Roger Pélissou décède le 9 décembre 1985, à 61 ans.

Sources :

- Claudine Cardon-Hamet, Triangles rouges à Auschwitz, Le convoi politique du 6 juillet 1942, éditions Autrement, collection mémoires, Paris 2005, pages 134, 179 et 180, 203, 210, 294, 346 à 348, 359, 384 et 416.
- Cl. Cardon-Hamet, notice in 60e anniversaire du départ du convoi des 45000, brochure répertoriant les “45000” de Seine-Saint-Denis, éditée par la Ville de Montreuil et le Musée d’Histoire vivante, 2002, page 13.
- Jean-Pierre Gast, Bagnolet 1939-1940, éd. Folies d’encre, août 2004, liste « Résistants déportés », page 288, liste « Résistants internés » page 296.
- Archives de la préfecture de police (Seine / Paris), Service de la mémoire et des affaires culturelles, le Pré-Saint-Gervais (Seine-Saint-Denis) : cartons “occupation allemande” , camps d’internement… (BA 2374) ; dossier commun de Jeanne et Roger Pélisson (sic) au cabinet du préfet (1 W 338-24632).
- Mémorial de la Shoah, Paris, archives du Centre de documentation juive contemporaine (CDJC) ; liste XLI-42, n° 141.
- Archives départementales des Yvelines (AD 78), Montigny-le-Bretonneux : centre de séjour surveillé d’Aincourt ; cote 1W145 (arrêté d’internement de Jeanne Pélissou).
- Archives départementales de la Vienne (AD 86) : camp de Rouillé (109W75).
- Lettre de Roger Pélissou à Rolande, veuve de Pierre Bertolino (22-03-1964).
- Jean-Marie Dubois, Malka Marcovich, Les bus de la honte, éditions Tallandier, 2016, pages 144, 145, 146 et 189.
- Auschwitz 1940-1945, Les problèmes fondamentaux de l’histoire du camp, ouvrage collectif sous la direction de Wacław Długoborski et Franciszek Piper, éd. du Musée d’État d’Auschwitz-Birkenau à Oświęcim, Pologne, version française 2011, volume IV, La Résistance, Henryk Swiebocki, pages 131 à 137.

MÉMOIRE VIVE

(dernière mise à jour, le 2-03-2024)

Cette notice biographique doit être considérée comme un document provisoire fondé sur les archives et témoignages connus à ce jour. Vous êtes invité à corriger les erreurs qui auraient pu s’y glisser et/ou à la compléter avec les informations dont vous disposez (en indiquant vos sources).

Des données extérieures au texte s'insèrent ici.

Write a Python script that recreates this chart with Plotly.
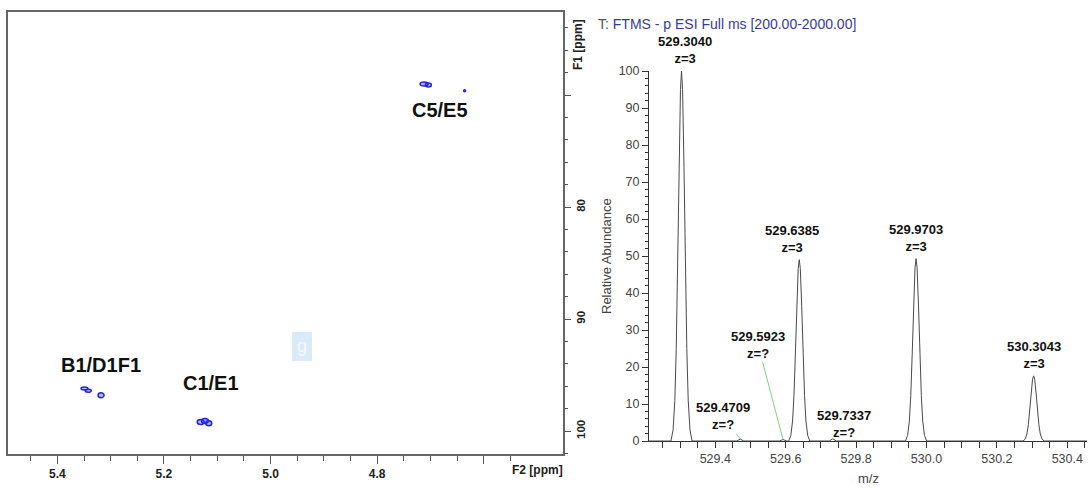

En hommage à Roger Arnould (1914-1994), Résistant, rescapé de Buchenwald, documentaliste de la FNDIRP qui a initié les recherches sur le convoi du 6 juillet 1942.

[1] Bagnolet : jusqu’à la loi du 10 juillet 1964, cette commune fait partie du département de la Seine, qui inclut Paris et de nombreuses villes de la “petite couronne”, dont la “ceinture rouge” des municipalités dirigées par des maires communistes (transfert administratif effectif en janvier 1968).

[2] KL  : abréviation de Konzentrationslager (camp de concentration). Certains historiens utilisent l’abréviation “KZ”.